§ WHAT IS ASKED:
Only one stretch of the data below should be repeated: the lines from the line containing "Convert this chart" through the line containing "const baseTheta = d3.range(10, 71, 1);", inclusive, exactly as they are.

§ DATA TO USE:
>>

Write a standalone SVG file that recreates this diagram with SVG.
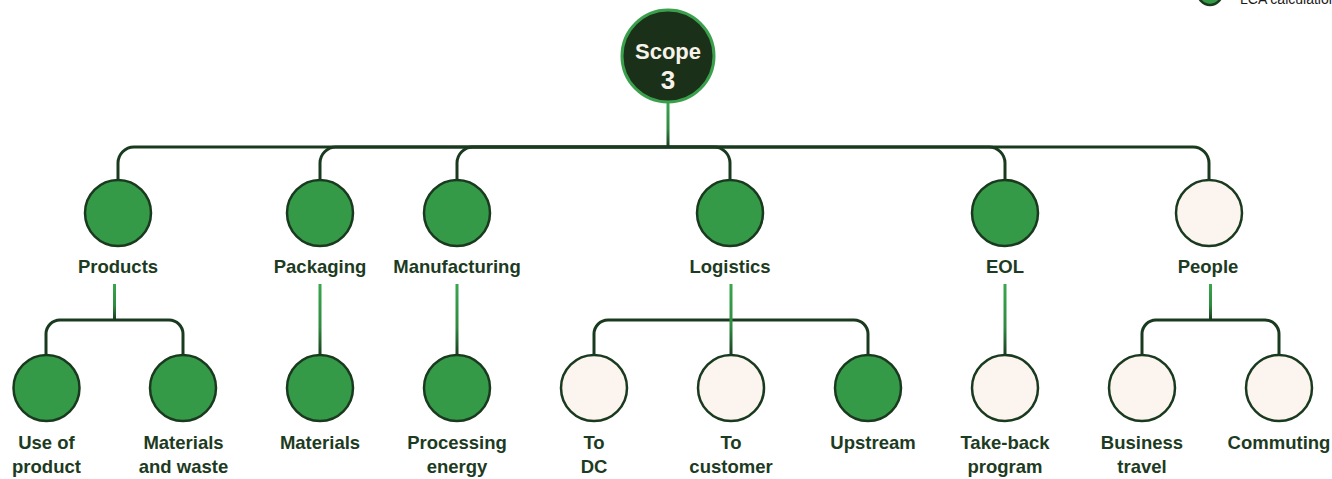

<<
>>

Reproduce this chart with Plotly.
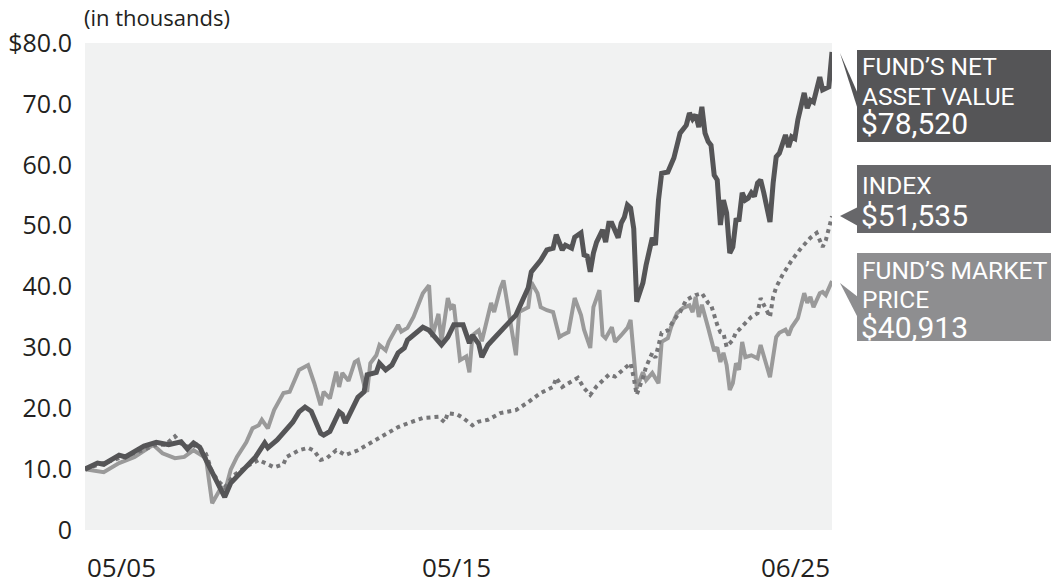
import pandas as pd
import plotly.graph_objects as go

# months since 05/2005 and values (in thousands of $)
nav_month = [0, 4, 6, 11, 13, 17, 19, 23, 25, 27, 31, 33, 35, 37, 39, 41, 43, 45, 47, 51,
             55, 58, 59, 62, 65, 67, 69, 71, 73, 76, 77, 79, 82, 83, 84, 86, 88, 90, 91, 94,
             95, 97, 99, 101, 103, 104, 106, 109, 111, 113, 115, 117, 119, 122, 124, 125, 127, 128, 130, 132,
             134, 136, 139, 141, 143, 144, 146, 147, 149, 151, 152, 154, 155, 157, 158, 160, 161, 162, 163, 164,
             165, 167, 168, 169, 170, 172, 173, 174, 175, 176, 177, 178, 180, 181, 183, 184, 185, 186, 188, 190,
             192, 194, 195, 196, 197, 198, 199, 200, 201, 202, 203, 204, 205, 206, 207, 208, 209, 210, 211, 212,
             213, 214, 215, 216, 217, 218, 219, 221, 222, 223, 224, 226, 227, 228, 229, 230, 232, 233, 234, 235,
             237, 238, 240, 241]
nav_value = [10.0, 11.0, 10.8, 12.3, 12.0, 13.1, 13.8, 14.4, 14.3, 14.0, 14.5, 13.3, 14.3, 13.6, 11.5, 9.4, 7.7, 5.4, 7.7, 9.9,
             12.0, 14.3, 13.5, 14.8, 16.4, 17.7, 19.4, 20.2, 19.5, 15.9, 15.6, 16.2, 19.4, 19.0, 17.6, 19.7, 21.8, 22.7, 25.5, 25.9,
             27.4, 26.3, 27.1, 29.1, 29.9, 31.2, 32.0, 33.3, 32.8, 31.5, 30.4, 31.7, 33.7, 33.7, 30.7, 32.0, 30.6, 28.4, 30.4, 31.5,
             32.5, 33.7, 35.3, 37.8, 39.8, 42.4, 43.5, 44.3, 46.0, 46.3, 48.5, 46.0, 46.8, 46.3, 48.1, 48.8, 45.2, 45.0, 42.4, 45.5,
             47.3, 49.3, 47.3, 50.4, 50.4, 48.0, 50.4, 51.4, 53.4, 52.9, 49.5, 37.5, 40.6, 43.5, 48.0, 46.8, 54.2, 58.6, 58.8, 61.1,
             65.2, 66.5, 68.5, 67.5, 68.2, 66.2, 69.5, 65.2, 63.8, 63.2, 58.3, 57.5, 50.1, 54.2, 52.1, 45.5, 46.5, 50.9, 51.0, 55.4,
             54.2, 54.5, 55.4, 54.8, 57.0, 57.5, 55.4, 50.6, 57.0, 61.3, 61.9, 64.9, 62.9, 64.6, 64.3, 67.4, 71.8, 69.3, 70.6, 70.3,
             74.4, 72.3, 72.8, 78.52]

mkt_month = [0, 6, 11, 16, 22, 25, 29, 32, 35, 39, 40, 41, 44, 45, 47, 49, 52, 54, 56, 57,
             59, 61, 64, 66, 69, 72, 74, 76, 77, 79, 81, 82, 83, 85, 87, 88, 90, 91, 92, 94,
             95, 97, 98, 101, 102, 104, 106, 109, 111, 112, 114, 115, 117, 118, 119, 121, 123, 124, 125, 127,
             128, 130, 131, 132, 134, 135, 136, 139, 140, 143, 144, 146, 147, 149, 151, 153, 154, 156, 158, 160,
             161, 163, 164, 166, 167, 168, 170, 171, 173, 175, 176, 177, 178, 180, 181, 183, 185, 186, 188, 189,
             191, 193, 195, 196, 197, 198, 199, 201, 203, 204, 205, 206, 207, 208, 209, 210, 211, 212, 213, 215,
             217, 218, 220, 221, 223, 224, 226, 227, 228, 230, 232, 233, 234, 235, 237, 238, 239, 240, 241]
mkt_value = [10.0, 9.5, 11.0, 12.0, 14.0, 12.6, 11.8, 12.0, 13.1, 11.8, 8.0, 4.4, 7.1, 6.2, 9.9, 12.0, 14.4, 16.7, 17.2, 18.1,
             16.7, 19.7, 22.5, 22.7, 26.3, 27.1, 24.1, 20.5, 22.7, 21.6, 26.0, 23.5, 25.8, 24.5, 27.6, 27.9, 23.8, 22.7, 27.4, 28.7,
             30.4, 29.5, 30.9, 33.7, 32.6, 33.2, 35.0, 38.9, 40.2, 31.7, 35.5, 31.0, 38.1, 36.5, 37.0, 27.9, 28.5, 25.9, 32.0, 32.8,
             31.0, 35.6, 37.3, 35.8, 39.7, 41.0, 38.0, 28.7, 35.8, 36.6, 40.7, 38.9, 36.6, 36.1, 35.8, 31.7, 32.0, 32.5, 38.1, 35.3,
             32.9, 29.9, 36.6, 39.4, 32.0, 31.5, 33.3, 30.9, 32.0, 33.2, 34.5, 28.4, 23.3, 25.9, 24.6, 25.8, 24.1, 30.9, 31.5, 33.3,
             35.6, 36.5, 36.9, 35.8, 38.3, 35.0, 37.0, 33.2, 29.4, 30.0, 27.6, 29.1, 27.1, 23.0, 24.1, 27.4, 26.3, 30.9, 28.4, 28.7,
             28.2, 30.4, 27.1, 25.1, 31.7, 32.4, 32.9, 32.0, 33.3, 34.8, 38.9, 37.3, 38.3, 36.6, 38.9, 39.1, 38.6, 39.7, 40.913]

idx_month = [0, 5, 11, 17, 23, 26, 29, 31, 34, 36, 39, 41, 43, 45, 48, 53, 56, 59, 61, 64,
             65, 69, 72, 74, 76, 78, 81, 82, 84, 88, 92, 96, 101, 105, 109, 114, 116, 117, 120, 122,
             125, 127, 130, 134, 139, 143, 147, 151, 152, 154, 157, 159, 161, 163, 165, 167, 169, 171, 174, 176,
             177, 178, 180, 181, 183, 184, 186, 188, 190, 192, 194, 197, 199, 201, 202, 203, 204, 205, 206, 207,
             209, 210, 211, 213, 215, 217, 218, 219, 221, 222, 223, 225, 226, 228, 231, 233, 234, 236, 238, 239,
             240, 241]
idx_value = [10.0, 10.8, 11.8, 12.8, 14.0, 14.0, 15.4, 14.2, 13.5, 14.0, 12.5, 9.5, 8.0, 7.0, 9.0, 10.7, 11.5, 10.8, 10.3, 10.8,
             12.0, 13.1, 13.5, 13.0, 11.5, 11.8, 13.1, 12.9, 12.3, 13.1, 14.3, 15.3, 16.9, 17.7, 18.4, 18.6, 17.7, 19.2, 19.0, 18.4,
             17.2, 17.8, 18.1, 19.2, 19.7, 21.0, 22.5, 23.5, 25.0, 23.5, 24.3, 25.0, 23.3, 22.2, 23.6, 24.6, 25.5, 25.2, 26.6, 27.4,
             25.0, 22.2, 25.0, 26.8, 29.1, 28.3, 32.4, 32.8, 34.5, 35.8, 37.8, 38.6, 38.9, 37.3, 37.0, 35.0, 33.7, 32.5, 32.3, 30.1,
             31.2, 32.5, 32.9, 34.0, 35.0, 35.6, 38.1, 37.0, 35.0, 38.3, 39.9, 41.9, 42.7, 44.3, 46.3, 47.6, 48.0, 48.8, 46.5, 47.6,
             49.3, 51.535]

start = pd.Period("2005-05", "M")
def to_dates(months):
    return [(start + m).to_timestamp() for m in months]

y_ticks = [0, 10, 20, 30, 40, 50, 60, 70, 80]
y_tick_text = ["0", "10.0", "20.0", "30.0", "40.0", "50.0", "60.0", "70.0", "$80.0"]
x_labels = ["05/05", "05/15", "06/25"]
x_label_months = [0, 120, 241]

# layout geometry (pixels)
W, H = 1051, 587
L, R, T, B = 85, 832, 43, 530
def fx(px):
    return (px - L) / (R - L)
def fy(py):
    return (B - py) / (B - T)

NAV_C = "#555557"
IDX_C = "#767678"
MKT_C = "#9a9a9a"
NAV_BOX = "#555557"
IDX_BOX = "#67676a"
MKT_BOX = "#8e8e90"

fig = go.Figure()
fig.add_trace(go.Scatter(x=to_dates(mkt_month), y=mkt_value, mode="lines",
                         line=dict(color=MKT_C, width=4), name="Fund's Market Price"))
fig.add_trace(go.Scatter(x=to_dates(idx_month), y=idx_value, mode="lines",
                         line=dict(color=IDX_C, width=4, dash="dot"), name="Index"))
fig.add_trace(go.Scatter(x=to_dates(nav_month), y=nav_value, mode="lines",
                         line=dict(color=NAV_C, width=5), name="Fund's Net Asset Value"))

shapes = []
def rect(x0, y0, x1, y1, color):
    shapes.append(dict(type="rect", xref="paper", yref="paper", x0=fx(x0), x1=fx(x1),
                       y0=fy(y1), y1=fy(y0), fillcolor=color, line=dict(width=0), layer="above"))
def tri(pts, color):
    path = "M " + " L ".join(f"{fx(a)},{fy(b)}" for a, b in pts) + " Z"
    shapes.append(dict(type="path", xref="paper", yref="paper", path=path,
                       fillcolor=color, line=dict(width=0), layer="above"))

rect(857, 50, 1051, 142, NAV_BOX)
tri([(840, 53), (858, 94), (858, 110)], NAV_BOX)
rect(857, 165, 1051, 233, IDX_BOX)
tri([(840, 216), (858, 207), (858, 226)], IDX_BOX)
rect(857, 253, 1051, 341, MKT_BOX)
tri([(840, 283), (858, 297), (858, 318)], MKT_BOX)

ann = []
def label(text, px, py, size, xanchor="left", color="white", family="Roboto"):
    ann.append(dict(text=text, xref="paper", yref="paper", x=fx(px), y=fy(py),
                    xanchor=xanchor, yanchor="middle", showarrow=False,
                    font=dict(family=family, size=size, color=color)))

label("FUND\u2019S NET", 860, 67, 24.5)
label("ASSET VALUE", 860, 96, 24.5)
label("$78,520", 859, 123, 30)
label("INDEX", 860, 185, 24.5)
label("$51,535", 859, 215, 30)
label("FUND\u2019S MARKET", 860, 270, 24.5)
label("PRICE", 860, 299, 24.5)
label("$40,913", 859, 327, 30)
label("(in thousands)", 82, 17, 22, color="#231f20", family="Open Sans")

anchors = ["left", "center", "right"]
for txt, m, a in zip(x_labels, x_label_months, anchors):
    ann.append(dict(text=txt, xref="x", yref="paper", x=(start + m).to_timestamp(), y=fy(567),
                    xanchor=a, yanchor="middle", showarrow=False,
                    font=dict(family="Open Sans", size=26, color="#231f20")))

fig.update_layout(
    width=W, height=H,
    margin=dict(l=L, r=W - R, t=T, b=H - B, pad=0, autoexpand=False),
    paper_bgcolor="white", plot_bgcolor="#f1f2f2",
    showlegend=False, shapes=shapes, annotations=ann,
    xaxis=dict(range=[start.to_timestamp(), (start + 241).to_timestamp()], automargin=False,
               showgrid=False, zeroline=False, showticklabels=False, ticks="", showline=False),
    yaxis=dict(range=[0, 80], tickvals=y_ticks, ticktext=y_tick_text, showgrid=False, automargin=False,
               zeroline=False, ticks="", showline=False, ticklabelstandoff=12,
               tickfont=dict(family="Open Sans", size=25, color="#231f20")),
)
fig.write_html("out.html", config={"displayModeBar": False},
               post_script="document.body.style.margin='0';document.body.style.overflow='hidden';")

<<
>>

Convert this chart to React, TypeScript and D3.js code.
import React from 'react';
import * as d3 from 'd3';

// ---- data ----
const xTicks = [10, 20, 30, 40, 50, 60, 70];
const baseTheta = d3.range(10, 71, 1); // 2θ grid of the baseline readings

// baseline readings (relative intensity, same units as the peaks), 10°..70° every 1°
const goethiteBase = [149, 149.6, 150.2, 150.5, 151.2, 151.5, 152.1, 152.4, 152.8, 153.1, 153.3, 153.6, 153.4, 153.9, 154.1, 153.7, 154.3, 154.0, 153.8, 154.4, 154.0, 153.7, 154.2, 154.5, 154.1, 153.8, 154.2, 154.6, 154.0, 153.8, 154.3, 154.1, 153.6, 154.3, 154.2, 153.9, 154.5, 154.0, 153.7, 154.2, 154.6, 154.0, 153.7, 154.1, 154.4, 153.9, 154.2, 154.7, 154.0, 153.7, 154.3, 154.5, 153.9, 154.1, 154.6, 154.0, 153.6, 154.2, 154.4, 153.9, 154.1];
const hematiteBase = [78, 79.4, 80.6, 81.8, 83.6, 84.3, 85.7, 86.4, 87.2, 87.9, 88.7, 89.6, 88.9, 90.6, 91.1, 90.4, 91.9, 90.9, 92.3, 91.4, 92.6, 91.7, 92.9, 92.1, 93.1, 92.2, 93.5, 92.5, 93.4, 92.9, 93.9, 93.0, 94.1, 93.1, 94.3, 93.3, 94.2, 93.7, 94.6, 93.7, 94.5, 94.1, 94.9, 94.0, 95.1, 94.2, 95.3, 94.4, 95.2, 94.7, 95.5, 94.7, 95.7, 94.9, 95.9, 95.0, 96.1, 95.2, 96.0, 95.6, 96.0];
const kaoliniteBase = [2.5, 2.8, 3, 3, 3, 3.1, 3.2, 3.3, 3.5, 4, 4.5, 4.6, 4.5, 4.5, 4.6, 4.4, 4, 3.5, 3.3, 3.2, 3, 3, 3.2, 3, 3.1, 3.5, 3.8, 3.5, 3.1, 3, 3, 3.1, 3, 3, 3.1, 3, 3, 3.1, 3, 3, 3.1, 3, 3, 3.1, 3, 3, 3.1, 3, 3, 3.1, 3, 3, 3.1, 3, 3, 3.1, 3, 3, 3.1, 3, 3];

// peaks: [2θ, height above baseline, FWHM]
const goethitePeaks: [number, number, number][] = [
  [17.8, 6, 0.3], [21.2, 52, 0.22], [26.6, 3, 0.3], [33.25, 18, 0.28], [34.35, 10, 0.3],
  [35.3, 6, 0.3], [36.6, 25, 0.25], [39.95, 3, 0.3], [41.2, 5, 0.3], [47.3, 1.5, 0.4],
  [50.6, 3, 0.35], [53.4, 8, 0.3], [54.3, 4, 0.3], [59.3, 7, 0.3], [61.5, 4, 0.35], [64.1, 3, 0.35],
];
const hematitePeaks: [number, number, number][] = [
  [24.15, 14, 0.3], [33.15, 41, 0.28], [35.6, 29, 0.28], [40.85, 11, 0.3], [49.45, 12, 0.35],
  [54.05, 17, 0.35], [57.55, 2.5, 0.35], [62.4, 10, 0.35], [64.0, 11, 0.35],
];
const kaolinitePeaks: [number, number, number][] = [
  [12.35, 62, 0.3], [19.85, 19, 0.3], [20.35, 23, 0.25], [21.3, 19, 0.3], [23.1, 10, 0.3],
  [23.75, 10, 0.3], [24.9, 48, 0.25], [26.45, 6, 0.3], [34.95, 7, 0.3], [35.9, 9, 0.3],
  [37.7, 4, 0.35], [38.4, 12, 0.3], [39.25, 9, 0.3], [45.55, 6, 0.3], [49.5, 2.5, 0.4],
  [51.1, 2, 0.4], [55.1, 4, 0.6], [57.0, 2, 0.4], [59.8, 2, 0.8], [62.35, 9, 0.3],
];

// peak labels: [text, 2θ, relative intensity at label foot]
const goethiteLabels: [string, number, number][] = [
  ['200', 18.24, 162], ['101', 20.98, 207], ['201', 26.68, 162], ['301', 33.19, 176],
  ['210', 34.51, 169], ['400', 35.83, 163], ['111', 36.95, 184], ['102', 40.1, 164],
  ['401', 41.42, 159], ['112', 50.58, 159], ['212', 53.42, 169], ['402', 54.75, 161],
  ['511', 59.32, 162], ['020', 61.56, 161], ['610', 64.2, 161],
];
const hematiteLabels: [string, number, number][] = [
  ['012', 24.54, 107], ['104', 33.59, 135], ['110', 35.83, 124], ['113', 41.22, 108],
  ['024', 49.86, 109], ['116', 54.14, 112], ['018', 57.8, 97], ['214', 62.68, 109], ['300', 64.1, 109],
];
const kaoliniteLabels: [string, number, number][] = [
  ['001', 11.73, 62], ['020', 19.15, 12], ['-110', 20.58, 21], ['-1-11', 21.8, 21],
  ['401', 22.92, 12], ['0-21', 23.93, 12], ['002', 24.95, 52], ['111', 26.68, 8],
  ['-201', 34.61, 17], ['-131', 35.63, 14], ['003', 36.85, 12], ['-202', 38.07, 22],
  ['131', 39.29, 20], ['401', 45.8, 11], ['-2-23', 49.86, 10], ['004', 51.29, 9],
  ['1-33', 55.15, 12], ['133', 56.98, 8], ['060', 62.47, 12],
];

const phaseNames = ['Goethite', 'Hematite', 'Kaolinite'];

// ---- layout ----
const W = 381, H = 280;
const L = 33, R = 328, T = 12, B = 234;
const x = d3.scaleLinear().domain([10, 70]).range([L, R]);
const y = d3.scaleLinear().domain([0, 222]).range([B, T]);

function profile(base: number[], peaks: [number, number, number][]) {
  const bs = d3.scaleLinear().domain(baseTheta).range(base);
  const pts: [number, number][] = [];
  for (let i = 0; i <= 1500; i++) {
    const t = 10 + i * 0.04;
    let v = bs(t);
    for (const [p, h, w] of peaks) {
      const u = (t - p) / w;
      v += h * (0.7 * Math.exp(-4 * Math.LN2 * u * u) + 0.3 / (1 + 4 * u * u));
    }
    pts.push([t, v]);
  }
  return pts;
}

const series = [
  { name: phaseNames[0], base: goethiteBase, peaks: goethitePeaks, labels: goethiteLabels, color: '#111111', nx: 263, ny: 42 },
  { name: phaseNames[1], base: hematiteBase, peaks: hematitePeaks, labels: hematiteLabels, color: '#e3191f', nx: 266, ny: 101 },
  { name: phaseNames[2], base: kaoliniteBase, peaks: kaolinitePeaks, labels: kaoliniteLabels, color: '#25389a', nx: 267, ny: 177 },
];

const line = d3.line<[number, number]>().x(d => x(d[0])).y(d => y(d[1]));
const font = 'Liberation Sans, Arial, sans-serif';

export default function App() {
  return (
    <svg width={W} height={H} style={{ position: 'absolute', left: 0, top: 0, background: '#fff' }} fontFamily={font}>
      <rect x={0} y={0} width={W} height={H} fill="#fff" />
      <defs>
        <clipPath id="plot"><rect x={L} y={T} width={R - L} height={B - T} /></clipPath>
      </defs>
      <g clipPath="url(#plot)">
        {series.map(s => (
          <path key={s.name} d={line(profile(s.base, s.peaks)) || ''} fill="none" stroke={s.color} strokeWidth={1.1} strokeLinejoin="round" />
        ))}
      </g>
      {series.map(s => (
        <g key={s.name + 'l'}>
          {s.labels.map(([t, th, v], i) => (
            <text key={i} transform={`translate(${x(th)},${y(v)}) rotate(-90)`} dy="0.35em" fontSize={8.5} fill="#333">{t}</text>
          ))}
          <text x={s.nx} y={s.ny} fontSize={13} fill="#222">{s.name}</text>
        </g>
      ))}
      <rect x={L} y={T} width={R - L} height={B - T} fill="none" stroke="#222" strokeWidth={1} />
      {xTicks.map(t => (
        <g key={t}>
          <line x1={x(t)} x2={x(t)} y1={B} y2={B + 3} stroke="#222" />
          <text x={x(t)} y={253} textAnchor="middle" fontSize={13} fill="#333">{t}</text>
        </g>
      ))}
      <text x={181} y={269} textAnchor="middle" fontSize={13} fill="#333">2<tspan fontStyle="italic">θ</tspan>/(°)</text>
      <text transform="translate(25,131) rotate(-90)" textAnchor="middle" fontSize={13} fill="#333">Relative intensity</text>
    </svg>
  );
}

<<

§ RESULT FOR THIS TASK:
Convert this chart to React, TypeScript and D3.js code.
import React from 'react';
import * as d3 from 'd3';

// ---- data ----
const xTicks = [10, 20, 30, 40, 50, 60, 70];
const baseTheta = d3.range(10, 71, 1); // 2θ grid of the baseline readings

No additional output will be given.